_Your task_
Where a line of the material contains the string "matplotlib", copy that line.

•••••

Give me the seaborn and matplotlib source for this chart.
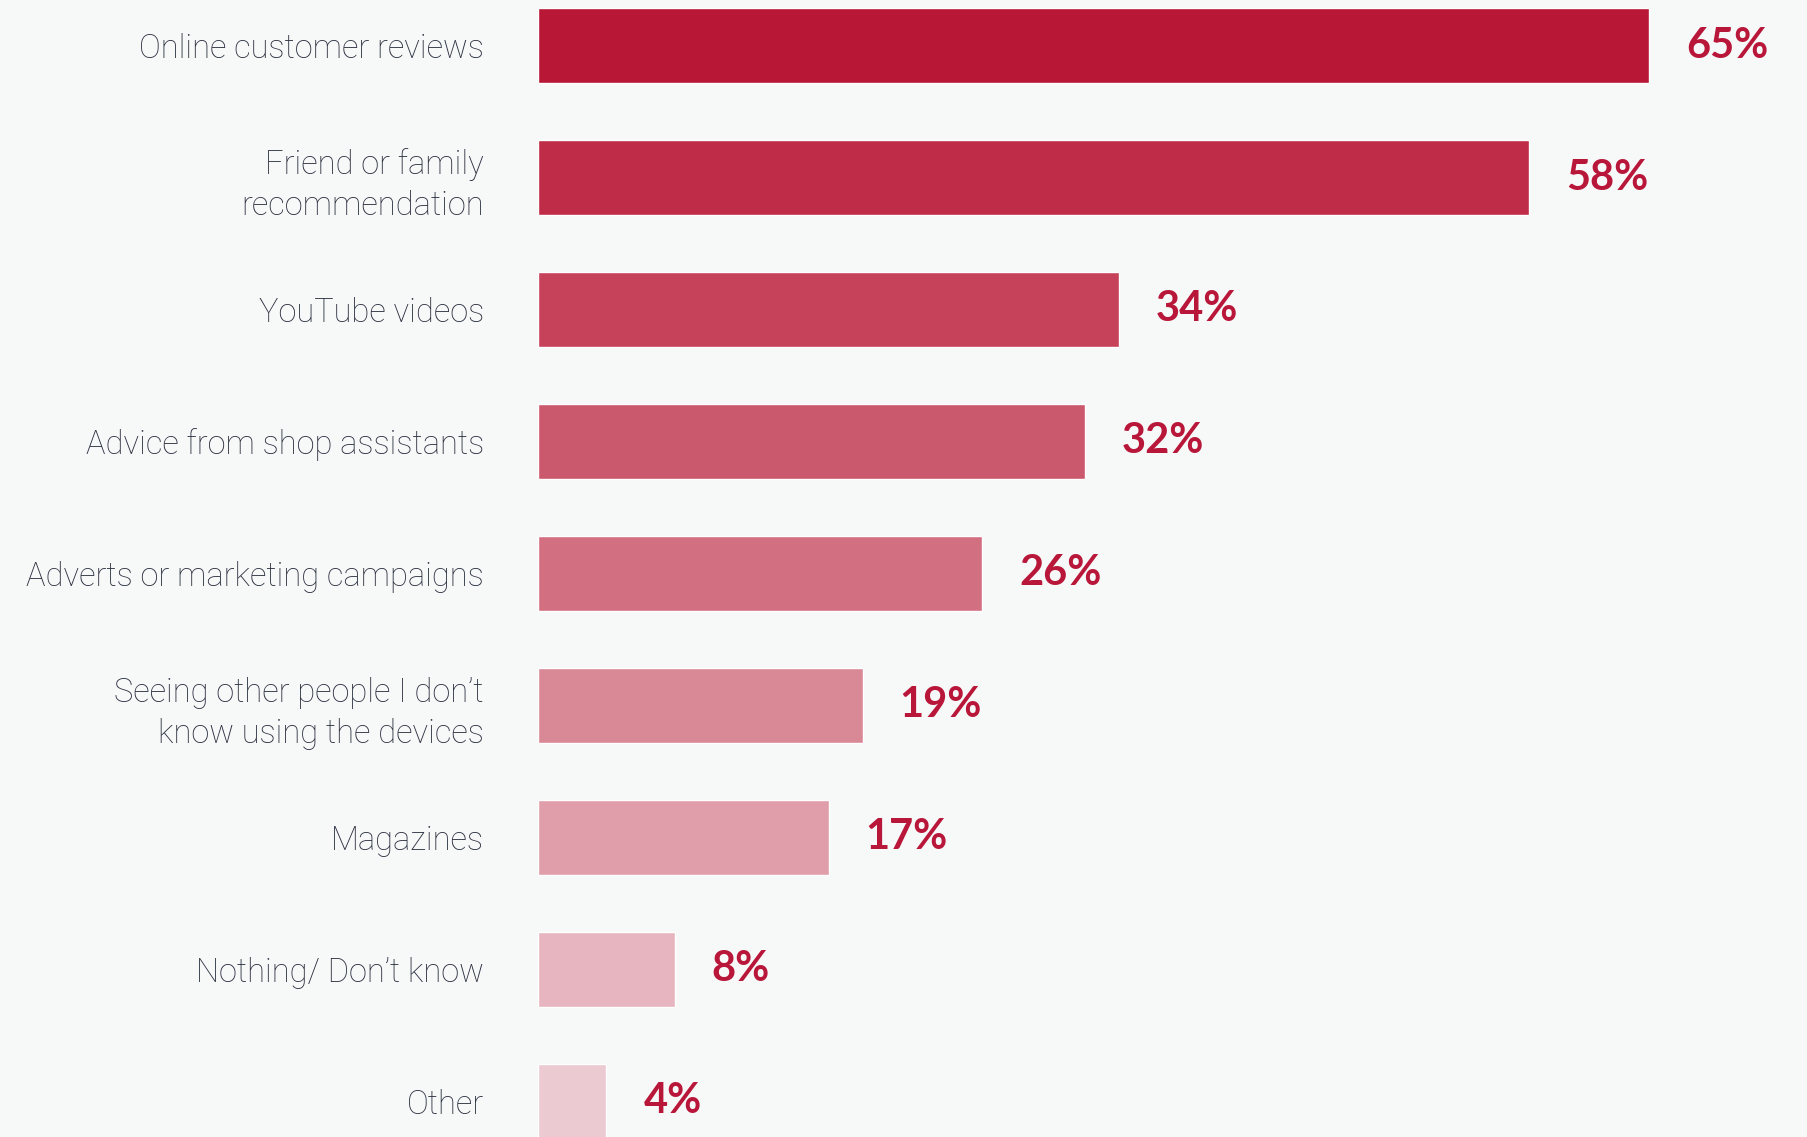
import matplotlib
matplotlib.use("Agg")
import matplotlib.pyplot as plt
import seaborn as sns
import pandas as pd

categories = [
    "Online customer reviews",
    "Friend or family\nrecommendation",
    "YouTube videos",
    "Advice from shop assistants",
    "Adverts or marketing campaigns",
    "Seeing other people I don\u2019t\nknow using the devices",
    "Magazines",
    "Nothing/ Don\u2019t know",
    "Other",
]
values = [65, 58, 34, 32, 26, 19, 17, 8, 4]
value_labels = ["65%", "58%", "34%", "32%", "26%", "19%", "17%", "8%", "4%"]
bar_colors = ["#B81736", "#BE2C48", "#C5425A", "#CB596D", "#D27082",
              "#D98896", "#E09EAA", "#E6B5BF", "#EBCAD2"]

BG = "#F7F8F8"
ACCENT = "#B8173A"
TEXT = "#2B3140"

sns.set_theme(style="white")
plt.rcParams["font.family"] = ["Roboto", "DejaVu Sans"]

df = pd.DataFrame({"category": categories, "value": values})

fig = plt.figure(figsize=(18.08, 11.37), dpi=100, facecolor=BG)
ax = fig.add_axes([538 / 1808, 0, 1 - 538 / 1808, 1])
ax.set_facecolor(BG)

sns.barplot(data=df, y="category", x="value", hue="category",
            palette=bar_colors, orient="h", width=0.57,
            saturation=1, legend=False, ax=ax)

ax.set_xlim(0, 74.3)
ax.set_ylim(8.27, -0.345)
ax.set_xlabel("")
ax.set_ylabel("")
ax.set_xticks([])
for s in ax.spines.values():
    s.set_visible(False)

ax.tick_params(axis="y", length=0, pad=39)
ax.set_yticks(range(len(categories)))
ax.set_yticklabels(categories, fontsize=23.5, color=TEXT,
                   fontweight="light", linespacing=1.35)

for i, (v, lab) in enumerate(zip(values, value_labels)):
    ax.annotate(lab, xy=(v, i), xytext=(37, 0), textcoords="offset pixels",
                ha="left", va="center", fontsize=30, fontweight="bold",
                color=ACCENT, family=["Lato", "DejaVu Sans"])

fig.savefig("out.png", dpi=100, facecolor=BG)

•••••

_The solution_
Give me the seaborn and matplotlib source for this chart.
import matplotlib
matplotlib.use("Agg")
import matplotlib.pyplot as plt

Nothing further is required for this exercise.